Dark Folkloric Horror Is Found In The Earth (2021)
Title: In the Earth
First Non-Festival Release: April 16, 2021 (Theatrical Release)
Director: Ben Wheatley
Writer: Ben Wheatley
Runtime: 107 Minutes
Starring: Ellora Torchia, Joel Fry, Reece Shearsmith, Hayley Squires
Where to Watch: Check out where to find it here
Martin (Joel Fry) journeys to a remote outpost before making an even more lengthy trip to bring equipment to a scientist (Hayley Squires) working deep in the forest. Park scout Alma (Ellora Torchia) guides him on the journey. It’s not long before they experience the worst that the forest has to offer and are beaten and robbed their very first night. They seek shelter in the tent of a wizened old hermit who seems kind at first before showing a more sinister side. They soon learn his intentions with them are far more terrifying than anything they can predict and must work to survive their experience.
A sleepy and hypnotic creep fest, In the Earth dazzles with sinister imagery and a sizzling slow-burn story.
Unexpected turns and stunning visuals differentiate In the Earth from most other recent horror releases. Opting for a slow-burn approach to horror that director Ben Wheatley is best known for, In the Earth simmers with tension as its dark story of man’s relationship with nature unfolds. The intimacy of the film is marked by its small cast of characters, which makes the vast forest feel confined and claustrophobic the deeper they venture into its depths. Wheatley does a great job of creating tension and suspense in the film, escalating it from the beginning to an almost unbearable conclusion. Moments or gestures that would otherwise seem innocuous are met with skepticism and paranoia, but there’s no choice but to progress anyway.
Characters encounter unexplainable things in the woods which uncovers a sort of sinister energy and beauty about it. From strobe lights, mist, and red lighting, the terror is palpable as the protagonists learn more about the fall of two scientists succumbing to visions in the woods. The reveal doesn’t disappoint either. Fantastic sound, light, and editing amps up the hallucination and ritual sequences to create a truly hypnotic viewing experience that does beg the question: is the forest alive? In the Earth asks its audience to consider the role humans have in destroying themselves over answers they cannot comprehend.

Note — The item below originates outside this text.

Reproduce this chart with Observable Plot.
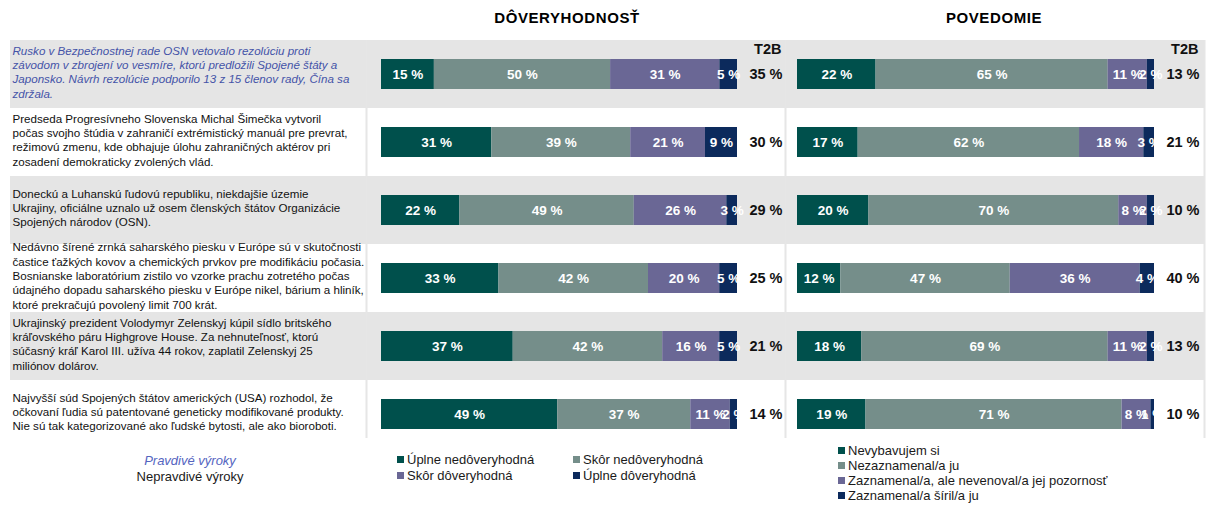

A modern take on folklore mixed with a timely contagion subplot, In the Earth explores some of the most primal questions humans can ask. Each character represents a level of interest, or disinterest, in seeking out the answers to these questions and how it changes them throughout their journeys. It almost feels like a fairy tale in the way it plays out, with the portrayal of science as a ritualistic artform as opposed to its typically sterile approach to these same questions in reality.
In the Earth is not without its problems. Sometimes the decisions to show more restraint hold the film back from its terrifying potential. It doesn’t take long for Martin and Alma to learn how deadly the forest can be, especially when sinister forces lurk within. The problem lies in how it lays out its journey. Danger in this film feels artificial in a way. Our protagonists seem to conveniently escape at every turn no matter how unrealistic it ends up being. It’s not the worst problem a film can have but it does feel frustrating to watch it play out repeatedly. I also wish we learned more about Olivia and her story. It’s clear the effects of the forest changed her differently compared to Zach, but it feels like a missed opportunity.
Slow but unnerving, In the Earth is an excellent little flick from acclaimed horror director Ben Wheatley. Powerful and scary at times, In the Earth is a gradual descent into a powerfully primal finale that gets surprisingly brutal and fantastic at once. This film is a definite recommend from me, even if it doesn’t quite hit on all cylinders for me. It is, however, an incredibly well-crafted and meaty film that is sure to satisfy most horror fans cravings for contemporary folk horror. You won’t have to travel far to see In the Earth so what are you waiting for?